(Dataset excerpt)

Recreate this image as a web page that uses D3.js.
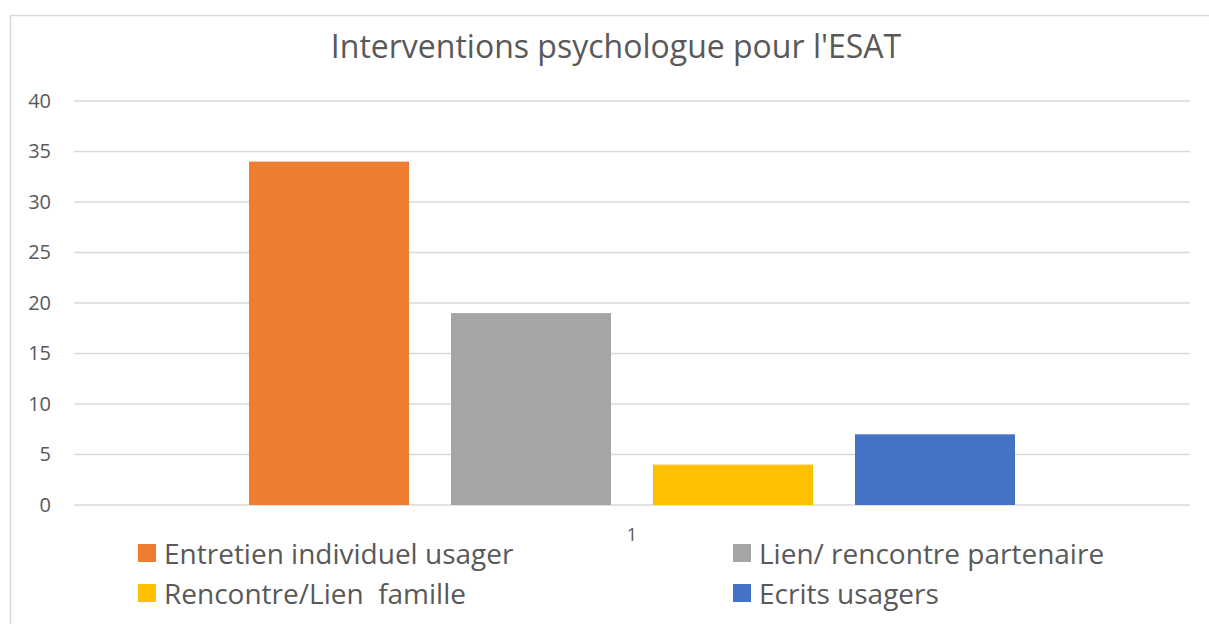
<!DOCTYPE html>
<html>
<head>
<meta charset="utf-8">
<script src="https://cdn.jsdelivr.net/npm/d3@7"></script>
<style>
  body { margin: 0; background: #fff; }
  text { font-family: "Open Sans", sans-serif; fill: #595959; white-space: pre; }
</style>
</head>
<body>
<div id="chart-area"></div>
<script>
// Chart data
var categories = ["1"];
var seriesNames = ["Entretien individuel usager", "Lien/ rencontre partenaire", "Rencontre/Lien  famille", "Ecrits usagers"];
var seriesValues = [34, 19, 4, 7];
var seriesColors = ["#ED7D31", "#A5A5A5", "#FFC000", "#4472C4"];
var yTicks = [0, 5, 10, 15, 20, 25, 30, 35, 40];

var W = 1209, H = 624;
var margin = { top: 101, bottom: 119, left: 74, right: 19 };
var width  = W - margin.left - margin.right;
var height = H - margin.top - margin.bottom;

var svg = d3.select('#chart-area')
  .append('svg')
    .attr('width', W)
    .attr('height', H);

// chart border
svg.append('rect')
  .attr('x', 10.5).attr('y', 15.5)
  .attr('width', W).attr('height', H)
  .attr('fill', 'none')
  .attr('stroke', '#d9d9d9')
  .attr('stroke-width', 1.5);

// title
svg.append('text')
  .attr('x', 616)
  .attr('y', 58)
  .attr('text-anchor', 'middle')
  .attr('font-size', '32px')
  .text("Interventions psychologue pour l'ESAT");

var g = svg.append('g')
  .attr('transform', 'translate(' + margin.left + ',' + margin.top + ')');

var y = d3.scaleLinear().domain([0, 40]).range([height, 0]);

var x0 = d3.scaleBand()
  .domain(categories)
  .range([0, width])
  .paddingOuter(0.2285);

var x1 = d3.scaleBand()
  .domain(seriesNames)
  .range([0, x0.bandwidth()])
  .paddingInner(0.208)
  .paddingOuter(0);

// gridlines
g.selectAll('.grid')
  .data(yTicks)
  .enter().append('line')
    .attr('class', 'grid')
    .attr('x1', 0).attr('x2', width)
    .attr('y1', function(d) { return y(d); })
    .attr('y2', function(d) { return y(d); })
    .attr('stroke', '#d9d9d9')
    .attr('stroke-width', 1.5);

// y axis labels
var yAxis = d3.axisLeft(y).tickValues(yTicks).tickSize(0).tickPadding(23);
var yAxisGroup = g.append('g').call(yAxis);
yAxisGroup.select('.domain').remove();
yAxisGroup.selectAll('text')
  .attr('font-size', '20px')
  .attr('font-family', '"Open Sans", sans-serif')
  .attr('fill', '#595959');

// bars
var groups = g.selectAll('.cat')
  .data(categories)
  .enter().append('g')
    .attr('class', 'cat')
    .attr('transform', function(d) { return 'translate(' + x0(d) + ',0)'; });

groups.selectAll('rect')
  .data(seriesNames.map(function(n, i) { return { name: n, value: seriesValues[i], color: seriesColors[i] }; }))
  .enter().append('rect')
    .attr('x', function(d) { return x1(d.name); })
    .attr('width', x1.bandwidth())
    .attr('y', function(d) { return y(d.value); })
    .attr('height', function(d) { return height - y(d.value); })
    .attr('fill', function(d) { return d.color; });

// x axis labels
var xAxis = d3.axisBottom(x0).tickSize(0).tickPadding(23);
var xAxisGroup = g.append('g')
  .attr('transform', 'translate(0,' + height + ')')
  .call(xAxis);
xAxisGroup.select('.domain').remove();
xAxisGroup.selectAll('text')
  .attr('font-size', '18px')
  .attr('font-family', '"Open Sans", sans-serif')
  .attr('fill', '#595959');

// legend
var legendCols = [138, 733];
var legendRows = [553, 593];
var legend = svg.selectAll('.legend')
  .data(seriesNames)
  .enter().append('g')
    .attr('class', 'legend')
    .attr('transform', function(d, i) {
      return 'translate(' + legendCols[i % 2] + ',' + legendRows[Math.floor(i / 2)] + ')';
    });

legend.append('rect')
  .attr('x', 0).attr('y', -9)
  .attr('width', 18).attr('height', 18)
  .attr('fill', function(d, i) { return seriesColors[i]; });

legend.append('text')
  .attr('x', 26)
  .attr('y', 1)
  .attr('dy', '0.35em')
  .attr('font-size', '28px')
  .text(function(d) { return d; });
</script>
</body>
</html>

---

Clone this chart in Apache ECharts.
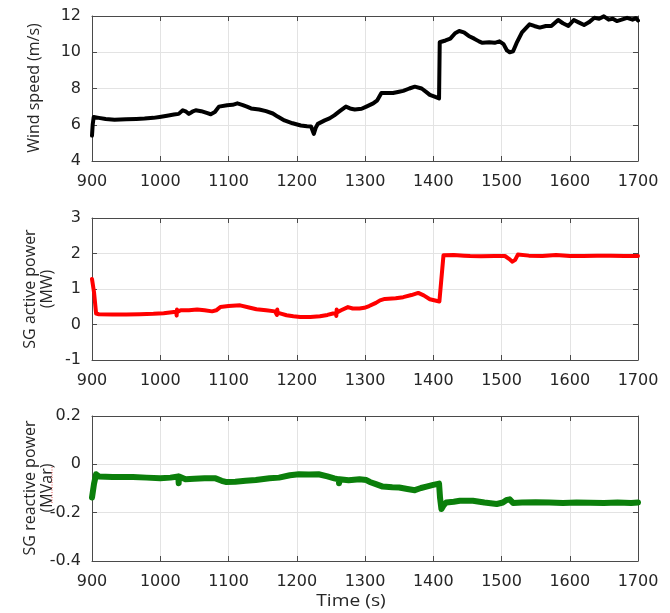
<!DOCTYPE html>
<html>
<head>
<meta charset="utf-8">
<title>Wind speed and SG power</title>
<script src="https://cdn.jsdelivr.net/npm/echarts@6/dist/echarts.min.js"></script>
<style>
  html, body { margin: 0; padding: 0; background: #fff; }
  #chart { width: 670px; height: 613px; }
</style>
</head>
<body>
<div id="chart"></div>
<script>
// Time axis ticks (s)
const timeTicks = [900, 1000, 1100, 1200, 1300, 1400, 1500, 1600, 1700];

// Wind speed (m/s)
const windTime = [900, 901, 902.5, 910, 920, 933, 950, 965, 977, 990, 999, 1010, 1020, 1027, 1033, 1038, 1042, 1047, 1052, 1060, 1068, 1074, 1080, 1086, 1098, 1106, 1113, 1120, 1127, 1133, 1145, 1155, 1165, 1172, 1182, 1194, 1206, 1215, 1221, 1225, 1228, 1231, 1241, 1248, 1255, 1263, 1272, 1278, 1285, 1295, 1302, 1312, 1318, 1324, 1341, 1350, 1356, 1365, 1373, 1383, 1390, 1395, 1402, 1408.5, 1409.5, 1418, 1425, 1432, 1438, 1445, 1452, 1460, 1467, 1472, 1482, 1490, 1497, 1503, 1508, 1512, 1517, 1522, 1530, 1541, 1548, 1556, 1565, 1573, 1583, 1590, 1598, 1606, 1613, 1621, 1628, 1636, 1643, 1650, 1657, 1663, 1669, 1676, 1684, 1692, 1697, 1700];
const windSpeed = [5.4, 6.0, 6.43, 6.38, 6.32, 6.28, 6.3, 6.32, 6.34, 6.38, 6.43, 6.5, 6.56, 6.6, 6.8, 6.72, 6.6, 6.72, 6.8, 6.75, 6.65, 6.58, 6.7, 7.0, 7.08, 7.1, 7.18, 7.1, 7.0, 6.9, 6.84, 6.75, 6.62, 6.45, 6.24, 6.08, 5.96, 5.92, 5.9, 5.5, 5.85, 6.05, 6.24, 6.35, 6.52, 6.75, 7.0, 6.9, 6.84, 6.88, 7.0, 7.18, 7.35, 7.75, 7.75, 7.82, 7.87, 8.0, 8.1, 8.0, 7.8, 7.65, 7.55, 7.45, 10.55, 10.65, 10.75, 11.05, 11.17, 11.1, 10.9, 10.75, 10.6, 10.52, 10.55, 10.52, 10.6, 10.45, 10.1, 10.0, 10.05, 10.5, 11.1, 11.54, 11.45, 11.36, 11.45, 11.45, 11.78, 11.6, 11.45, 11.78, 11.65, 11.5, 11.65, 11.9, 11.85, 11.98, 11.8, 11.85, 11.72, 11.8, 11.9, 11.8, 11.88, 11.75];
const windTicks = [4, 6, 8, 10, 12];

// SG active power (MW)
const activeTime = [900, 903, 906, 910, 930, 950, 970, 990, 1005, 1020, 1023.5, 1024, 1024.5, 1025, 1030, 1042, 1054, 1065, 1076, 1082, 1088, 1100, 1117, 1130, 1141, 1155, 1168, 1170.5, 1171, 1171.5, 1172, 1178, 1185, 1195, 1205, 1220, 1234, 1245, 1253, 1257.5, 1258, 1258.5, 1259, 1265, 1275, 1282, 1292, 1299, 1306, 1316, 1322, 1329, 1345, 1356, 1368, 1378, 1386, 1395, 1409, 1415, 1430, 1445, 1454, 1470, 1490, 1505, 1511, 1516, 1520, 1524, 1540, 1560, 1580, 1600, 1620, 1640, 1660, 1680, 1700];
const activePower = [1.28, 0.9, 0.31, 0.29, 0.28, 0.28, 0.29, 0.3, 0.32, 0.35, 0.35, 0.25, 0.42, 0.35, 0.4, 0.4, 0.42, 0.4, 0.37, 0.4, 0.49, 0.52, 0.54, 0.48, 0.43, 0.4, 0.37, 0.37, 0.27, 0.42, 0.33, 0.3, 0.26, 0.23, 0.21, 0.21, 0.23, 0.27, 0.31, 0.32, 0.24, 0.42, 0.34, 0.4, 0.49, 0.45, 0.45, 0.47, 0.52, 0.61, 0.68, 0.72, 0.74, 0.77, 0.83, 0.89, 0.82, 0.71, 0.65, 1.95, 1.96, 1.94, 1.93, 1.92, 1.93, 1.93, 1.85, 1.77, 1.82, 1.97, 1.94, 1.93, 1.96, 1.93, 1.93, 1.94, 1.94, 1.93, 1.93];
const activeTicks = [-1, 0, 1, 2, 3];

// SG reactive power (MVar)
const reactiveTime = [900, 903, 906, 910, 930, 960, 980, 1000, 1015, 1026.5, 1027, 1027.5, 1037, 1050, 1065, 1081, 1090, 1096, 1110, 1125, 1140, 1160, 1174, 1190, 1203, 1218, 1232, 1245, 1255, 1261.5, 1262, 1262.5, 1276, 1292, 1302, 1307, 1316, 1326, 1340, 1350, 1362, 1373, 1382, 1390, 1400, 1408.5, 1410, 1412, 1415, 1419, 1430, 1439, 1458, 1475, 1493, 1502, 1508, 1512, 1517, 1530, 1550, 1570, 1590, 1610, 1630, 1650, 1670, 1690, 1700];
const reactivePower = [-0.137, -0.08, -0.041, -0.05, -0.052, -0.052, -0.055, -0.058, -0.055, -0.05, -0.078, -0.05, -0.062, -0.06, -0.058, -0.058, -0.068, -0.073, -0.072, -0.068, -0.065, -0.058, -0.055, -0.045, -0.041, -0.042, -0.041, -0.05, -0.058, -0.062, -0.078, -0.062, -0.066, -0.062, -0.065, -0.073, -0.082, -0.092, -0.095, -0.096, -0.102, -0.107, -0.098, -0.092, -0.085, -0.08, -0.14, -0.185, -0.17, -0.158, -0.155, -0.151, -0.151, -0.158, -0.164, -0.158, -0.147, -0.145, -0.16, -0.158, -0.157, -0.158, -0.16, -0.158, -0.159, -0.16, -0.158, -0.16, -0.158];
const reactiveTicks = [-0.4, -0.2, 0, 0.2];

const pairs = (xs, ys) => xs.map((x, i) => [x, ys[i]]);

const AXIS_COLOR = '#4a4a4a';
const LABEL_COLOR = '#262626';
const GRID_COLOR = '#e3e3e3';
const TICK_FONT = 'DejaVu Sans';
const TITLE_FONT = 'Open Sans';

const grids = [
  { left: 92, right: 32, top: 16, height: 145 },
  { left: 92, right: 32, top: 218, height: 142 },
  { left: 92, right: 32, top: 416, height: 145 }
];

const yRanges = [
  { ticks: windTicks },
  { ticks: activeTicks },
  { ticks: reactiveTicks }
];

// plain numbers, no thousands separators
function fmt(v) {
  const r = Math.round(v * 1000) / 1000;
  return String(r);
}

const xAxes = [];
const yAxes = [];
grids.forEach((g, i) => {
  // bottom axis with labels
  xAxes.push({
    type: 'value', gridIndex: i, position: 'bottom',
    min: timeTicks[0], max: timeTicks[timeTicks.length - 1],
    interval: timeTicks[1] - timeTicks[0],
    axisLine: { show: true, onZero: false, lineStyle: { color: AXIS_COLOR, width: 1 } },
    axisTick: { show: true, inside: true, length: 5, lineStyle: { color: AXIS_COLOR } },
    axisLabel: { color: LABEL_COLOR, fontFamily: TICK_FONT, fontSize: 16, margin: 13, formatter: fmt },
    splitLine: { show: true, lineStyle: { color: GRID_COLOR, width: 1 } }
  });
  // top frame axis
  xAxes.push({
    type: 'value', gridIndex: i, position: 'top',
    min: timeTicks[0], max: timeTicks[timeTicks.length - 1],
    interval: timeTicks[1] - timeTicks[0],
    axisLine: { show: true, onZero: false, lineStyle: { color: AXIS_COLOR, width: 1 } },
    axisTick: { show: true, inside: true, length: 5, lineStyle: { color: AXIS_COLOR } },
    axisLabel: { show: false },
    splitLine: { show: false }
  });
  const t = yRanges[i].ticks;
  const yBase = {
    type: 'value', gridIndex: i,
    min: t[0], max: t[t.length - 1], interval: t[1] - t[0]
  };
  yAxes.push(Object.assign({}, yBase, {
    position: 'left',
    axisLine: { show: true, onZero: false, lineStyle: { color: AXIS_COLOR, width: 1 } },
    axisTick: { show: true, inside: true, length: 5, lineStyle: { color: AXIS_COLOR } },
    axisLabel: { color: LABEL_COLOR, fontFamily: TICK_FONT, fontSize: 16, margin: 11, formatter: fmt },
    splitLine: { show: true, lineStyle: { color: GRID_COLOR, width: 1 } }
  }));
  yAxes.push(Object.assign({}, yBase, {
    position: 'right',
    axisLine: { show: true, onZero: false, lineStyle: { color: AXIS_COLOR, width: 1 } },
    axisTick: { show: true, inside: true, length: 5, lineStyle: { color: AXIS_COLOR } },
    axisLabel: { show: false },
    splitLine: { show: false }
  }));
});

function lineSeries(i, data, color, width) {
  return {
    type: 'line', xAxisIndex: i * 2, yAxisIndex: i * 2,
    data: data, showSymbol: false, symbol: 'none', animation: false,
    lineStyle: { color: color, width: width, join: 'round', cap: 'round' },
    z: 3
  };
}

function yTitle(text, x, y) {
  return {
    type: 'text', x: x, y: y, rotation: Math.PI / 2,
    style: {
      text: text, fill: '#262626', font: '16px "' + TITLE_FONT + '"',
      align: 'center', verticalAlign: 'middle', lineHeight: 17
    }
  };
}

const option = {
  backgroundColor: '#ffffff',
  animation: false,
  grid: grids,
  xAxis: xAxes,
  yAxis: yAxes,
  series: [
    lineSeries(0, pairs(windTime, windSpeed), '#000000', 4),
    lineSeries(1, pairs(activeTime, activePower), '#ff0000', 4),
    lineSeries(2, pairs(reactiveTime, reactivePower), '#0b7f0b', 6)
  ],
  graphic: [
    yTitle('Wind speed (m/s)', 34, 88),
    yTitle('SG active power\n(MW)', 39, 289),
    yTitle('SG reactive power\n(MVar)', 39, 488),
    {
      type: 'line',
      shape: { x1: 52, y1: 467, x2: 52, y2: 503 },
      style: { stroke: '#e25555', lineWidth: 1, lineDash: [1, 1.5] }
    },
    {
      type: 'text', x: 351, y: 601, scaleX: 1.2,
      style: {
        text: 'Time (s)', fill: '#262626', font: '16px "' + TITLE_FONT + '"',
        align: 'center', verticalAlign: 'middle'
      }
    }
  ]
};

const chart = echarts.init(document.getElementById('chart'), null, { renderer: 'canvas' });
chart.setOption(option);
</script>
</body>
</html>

__Given exercise__: Looking at the listing above, how many of its lines contain the string "this"? Give the number alone.

__Finished exercise__: 2